** start DATA SHOWN **

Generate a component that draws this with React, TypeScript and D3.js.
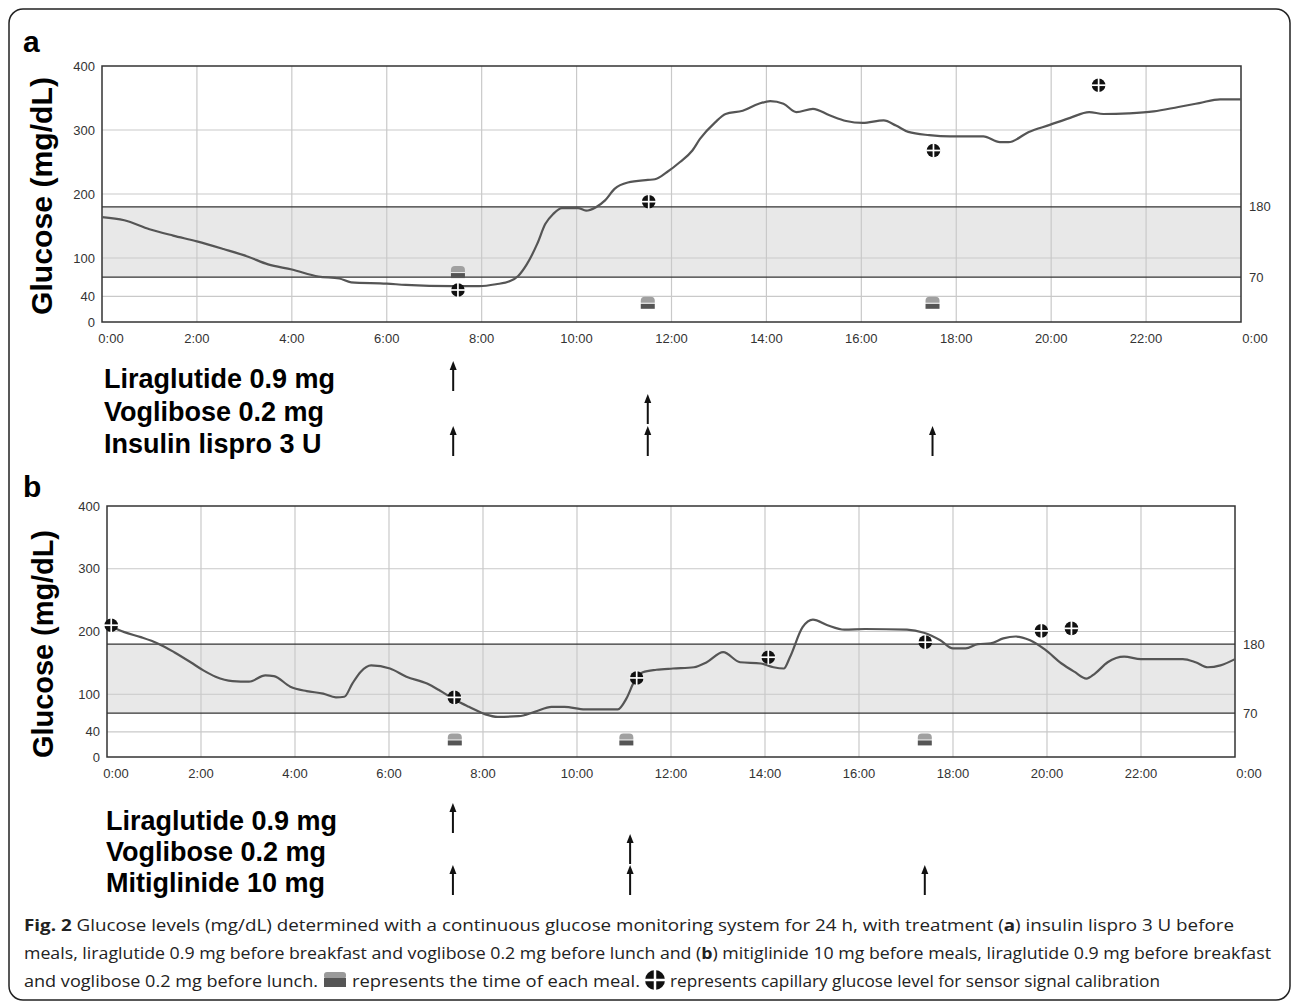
import React, { useRef, useEffect } from 'react';
import * as d3 from 'd3';

// time of day (h) and glucose (mg/dL)
const hoursA = [0, 0.47, 1.0, 1.5, 2.0, 2.56, 3.08, 3.5, 4.0, 4.56, 5.0, 5.25, 6.0, 6.4, 7.4, 7.95, 8.3, 8.6, 8.77, 8.95, 9.17, 9.34, 9.51, 9.69, 10.03, 10.2, 10.4, 10.6, 10.8, 11.08, 11.5, 11.65, 11.9, 12.18, 12.44, 12.6, 12.92, 13.14, 13.5, 13.84, 14.08, 14.36, 14.63, 14.98, 15.33, 15.68, 16.03, 16.47, 16.73, 16.99, 17.43, 17.87, 18.57, 18.92, 19.1, 19.53, 19.97, 20.4, 20.8, 21.1, 21.63, 22.16, 22.68, 23.12, 23.56, 24];
const glucoseA = [164, 159, 145, 135, 126, 114, 102, 90, 82, 71, 68, 62, 60, 58, 56, 56, 59, 64, 72, 90, 122, 153, 169, 178, 178, 174, 179, 190, 208, 218, 222, 223, 234, 250, 268, 286, 312, 325, 330, 341, 345, 341, 328, 333, 323, 314, 311, 315, 307, 297, 292, 290, 290, 281, 281, 297, 308, 319, 328, 325, 326, 329, 336, 342, 348, 348];

const hoursB = [0.03, 0.37, 0.72, 1.08, 1.43, 1.78, 2.05, 2.31, 2.67, 3.02, 3.37, 3.55, 3.9, 4.25, 4.6, 4.87, 5.05, 5.22, 5.4, 5.62, 6.02, 6.37, 6.81, 7.08, 7.43, 7.7, 8.05, 8.31, 8.76, 9.1, 9.46, 9.73, 10.17, 10.87, 11.05, 11.23, 11.4, 11.69, 12.04, 12.49, 12.76, 13.11, 13.47, 13.91, 14.18, 14.4, 14.53, 14.8, 15.02, 15.33, 15.69, 16.13, 17.02, 17.38, 17.73, 18.0, 18.27, 18.53, 18.8, 19.07, 19.33, 19.64, 19.96, 20.31, 20.58, 20.84, 21.02, 21.29, 21.64, 22.0, 22.89, 23.16, 23.42, 23.69, 24];
const glucoseB = [210, 199, 191, 181, 167, 151, 138, 128, 121, 120, 130, 129, 112, 105, 101, 95, 96, 117, 136, 146, 141, 128, 117, 106, 90, 80, 68, 64, 65, 72, 80, 80, 76, 76, 93, 122, 135, 139, 141, 143, 151, 167, 151, 149, 143, 141, 159, 207, 219, 210, 203, 204, 203, 198, 186, 173, 173, 180, 181, 189, 192, 186, 171, 149, 136, 125, 133, 151, 160, 156, 156, 151, 143, 146, 156];

// capillary calibration readings
const calibHoursA = [7.5, 11.52, 17.52, 21.0];
const calibValuesA = [50, 188, 268, 370];
const calibHoursB = [0.09, 7.39, 11.27, 14.07, 17.41, 19.88, 20.52];
const calibValuesB = [210, 95, 126, 159, 183, 201, 205];

// meal times
const mealHoursA = [7.5, 11.5, 17.5];
const mealValuesA = [78, 30, 30];
const mealHoursB = [7.4, 11.05, 17.4];
const mealValuesB = [28, 28, 28];

// drug administration
const drugsA = ['Liraglutide 0.9 mg', 'Voglibose 0.2 mg', 'Insulin lispro 3 U'];
const doseHoursA = [[7.4], [11.5], [7.4, 11.5, 17.5]];
const drugsB = ['Liraglutide 0.9 mg', 'Voglibose 0.2 mg', 'Mitiglinide 10 mg'];
const doseHoursB = [[7.36], [11.13], [7.36, 11.13, 17.4]];

const xTickHours = [0, 2, 4, 6, 8, 10, 12, 14, 16, 18, 20, 22, 24];
const xTickLabels = ['0:00', '2:00', '4:00', '6:00', '8:00', '10:00', '12:00', '14:00', '16:00', '18:00', '20:00', '22:00', '0:00'];
const yTicks = [0, 40, 100, 200, 300, 400];
const targetRange = [70, 180];

const captionLines = [
    [['Fig. 2', true], [' Glucose levels (mg/dL) determined with a continuous glucose monitoring system for 24 h, with treatment (', false], ['a', true], [') insulin lispro 3 U before', false]],
    [['meals, liraglutide 0.9 mg before breakfast and voglibose 0.2 mg before lunch and (', false], ['b', true], [') mitiglinide 10 mg before meals, liraglutide 0.9 mg before breakfast', false]],
];
const captionMeal = 'and voglibose 0.2 mg before lunch.';
const captionMeal2 = 'represents the time of each meal.';
const captionCalib = 'represents capillary glucose level for sensor signal calibration';

const BOLD = '"Liberation Sans", Arial, Helvetica, sans-serif';
const SANS = '"Open Sans", "Noto Sans", sans-serif';

function drawCalib(g, cx, cy, r = 6.8) {
    g.append('circle').attr('cx', cx).attr('cy', cy).attr('r', r).attr('fill', '#111');
    g.append('line').attr('x1', cx - r - 0.5).attr('x2', cx + r + 0.5).attr('y1', cy).attr('y2', cy)
        .attr('stroke', '#fff').attr('stroke-width', r / 4);
    g.append('line').attr('x1', cx).attr('x2', cx).attr('y1', cy - r - 0.5).attr('y2', cy + r + 0.5)
        .attr('stroke', '#fff').attr('stroke-width', r / 4);
}

function drawMeal(g, cx, cy) {
    g.append('path')
        .attr('d', `M${cx - 7},${cy} L${cx - 7},${cy - 2} Q${cx - 7},${cy - 6} ${cx - 3},${cy - 6} L${cx + 3},${cy - 6} Q${cx + 7},${cy - 6} ${cx + 7},${cy - 2} L${cx + 7},${cy} Z`)
        .attr('fill', '#a0a0a0');
    g.append('rect').attr('x', cx - 7).attr('y', cy + 1).attr('width', 14).attr('height', 5).attr('fill', '#555');
}

function drawArrow(g, x, yTop, yBot) {
    g.append('line').attr('x1', x).attr('x2', x).attr('y1', yTop + 6).attr('y2', yBot)
        .attr('stroke', '#111').attr('stroke-width', 2);
    g.append('path').attr('d', `M${x},${yTop} L${x - 3.5},${yTop + 9} L${x + 3.5},${yTop + 9} Z`).attr('fill', '#111');
}

function drawPanel(svg, p) {
    const x = d3.scaleLinear().domain([0, 24]).range([p.left, p.right]);
    const y = d3.scaleLinear().domain([0, 400]).range([p.bottom, p.top]);
    const g = svg.append('g');

    g.append('text').attr('x', 23).attr('y', p.letterY)
        .style('font-family', BOLD).style('font-weight', 'bold').style('font-size', '30px')
        .text(p.letter);

    g.append('rect')
        .attr('x', p.left).attr('y', y(targetRange[1]))
        .attr('width', p.right - p.left).attr('height', y(targetRange[0]) - y(targetRange[1]))
        .attr('fill', '#e8e8e8');

    g.selectAll('.hgrid').data([40, 100, 200, 300]).enter().append('line')
        .attr('x1', p.left).attr('x2', p.right).attr('y1', d => y(d)).attr('y2', d => y(d))
        .attr('stroke', '#c9c9c9').attr('stroke-width', 1.2);
    g.selectAll('.vgrid').data(xTickHours.slice(1, -1)).enter().append('line')
        .attr('x1', d => x(d)).attr('x2', d => x(d)).attr('y1', p.top).attr('y2', p.bottom)
        .attr('stroke', '#c9c9c9').attr('stroke-width', 1.2);

    g.selectAll('.range').data(targetRange).enter().append('line')
        .attr('x1', p.left).attr('x2', p.right).attr('y1', d => y(d)).attr('y2', d => y(d))
        .attr('stroke', '#333').attr('stroke-width', 1.3);

    g.append('rect').attr('x', p.left).attr('y', p.top)
        .attr('width', p.right - p.left).attr('height', p.bottom - p.top)
        .attr('fill', 'none').attr('stroke', '#333').attr('stroke-width', 1.5);

    const line = d3.line().x(d => x(d[0])).y(d => y(d[1])).curve(d3.curveMonotoneX);
    g.append('path').datum(p.hours.map((h, i) => [h, p.values[i]]))
        .attr('d', line).attr('fill', 'none').attr('stroke', '#555').attr('stroke-width', 2.2);

    p.mealHours.forEach((h, i) => drawMeal(g, x(h), y(p.mealValues[i])));
    p.calibHours.forEach((h, i) => drawCalib(g, x(h), y(p.calibValues[i])));

    g.selectAll('.ylab').data(yTicks).enter().append('text')
        .attr('x', p.left - 7).attr('y', d => y(d)).attr('dy', '0.35em')
        .attr('text-anchor', 'end')
        .style('font-family', BOLD).style('font-size', '13px').style('fill', '#333')
        .text(d => d);
    g.selectAll('.rlab').data(targetRange).enter().append('text')
        .attr('x', p.right + 8).attr('y', d => y(d)).attr('dy', '0.35em')
        .style('font-family', BOLD).style('font-size', '13px').style('fill', '#333')
        .text(d => d);
    g.selectAll('.xlab').data(xTickHours).enter().append('text')
        .attr('x', (d, i) => x(d) + (i === 0 ? 9 : i === xTickHours.length - 1 ? 14 : 0))
        .attr('y', p.bottom + 21)
        .attr('text-anchor', 'middle')
        .style('font-family', BOLD).style('font-size', '13px').style('fill', '#333')
        .text((d, i) => xTickLabels[i]);

    g.append('text')
        .attr('transform', `translate(${p.titleX},${p.titleY}) rotate(-90)`)
        .attr('text-anchor', 'middle')
        .attr('textLength', p.titleLen).attr('lengthAdjust', 'spacingAndGlyphs')
        .style('font-family', BOLD).style('font-weight', 'bold').style('font-size', '29px')
        .text('Glucose (mg/dL)');

    p.drugs.forEach((name, r) => {
        const base = p.drugBase[r];
        g.append('text').attr('x', p.drugX).attr('y', base)
            .style('font-family', BOLD).style('font-weight', 'bold').style('font-size', '27px')
            .text(name);
        p.doseHours[r].forEach(h => drawArrow(g, x(h), base - 27, base + 3));
    });
}

export default function App() {
    const svgRef = useRef(null);

    useEffect(() => {
        const svg = d3.select(svgRef.current);
        svg.selectAll('*').remove();

        svg.append('rect').attr('x', 9).attr('y', 9).attr('width', 1281).attr('height', 991)
            .attr('rx', 14).attr('fill', '#fff').attr('stroke', '#222').attr('stroke-width', 1.5);

        drawPanel(svg, {
            letter: 'a', letterY: 52, left: 102, right: 1241, top: 66, bottom: 322,
            hours: hoursA, values: glucoseA, calibHours: calibHoursA, calibValues: calibValuesA,
            mealHours: mealHoursA, mealValues: mealValuesA,
            titleX: 52, titleY: 196, titleLen: 238,
            drugs: drugsA, doseHours: doseHoursA, drugBase: [388, 421, 453], drugX: 104,
        });
        drawPanel(svg, {
            letter: 'b', letterY: 497, left: 107, right: 1235, top: 506, bottom: 757,
            hours: hoursB, values: glucoseB, calibHours: calibHoursB, calibValues: calibValuesB,
            mealHours: mealHoursB, mealValues: mealValuesB,
            titleX: 53, titleY: 644, titleLen: 228,
            drugs: drugsB, doseHours: doseHoursB, drugBase: [830, 861, 892], drugX: 106,
        });

        // caption
        const lineEnds = [1234, 1271];
        captionLines.forEach((parts, i) => {
            const t = svg.append('text').attr('x', 24).attr('y', 931 + i * 28)
                .attr('textLength', lineEnds[i] - 24).attr('lengthAdjust', 'spacingAndGlyphs')
                .style('font-family', SANS).style('font-size', '16px').style('fill', '#222');
            parts.forEach(([s, b]) => t.append('tspan').style('font-weight', b ? 'bold' : 'normal').text(s));
        });
        const y3 = 987;
        const cap = (x, x2, s) => svg.append('text').attr('x', x).attr('y', y3)
            .attr('textLength', x2 - x).attr('lengthAdjust', 'spacingAndGlyphs')
            .style('font-family', SANS).style('font-size', '16px').style('fill', '#222').text(s);
        cap(24, 318, captionMeal);
        svg.append('rect').attr('x', 324).attr('y', 972).attr('width', 22).attr('height', 7).attr('rx', 3).attr('fill', '#9a9a9a');
        svg.append('rect').attr('x', 324).attr('y', 978).attr('width', 22).attr('height', 9).attr('fill', '#555');
        cap(352, 640, captionMeal2);
        drawCalib(svg, 655, 980, 10);
        cap(670, 1160, captionCalib);
    }, []);

    return (
        <svg ref={svgRef} width={1295} height={1006}
            style={{ position: 'absolute', left: 0, top: 0, background: '#fff' }}></svg>
    );
}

** end DATA SHOWN **

> TASK TO CARRY OUT:
Copy exactly the lines running from the beginning of the listing through the line that has "import * as d3 from 'd3';". Drop the pictures.

> WRITTEN SOLUTION:
Generate a component that draws this with React, TypeScript and D3.js.
import React, { useRef, useEffect } from 'react';
import * as d3 from 'd3';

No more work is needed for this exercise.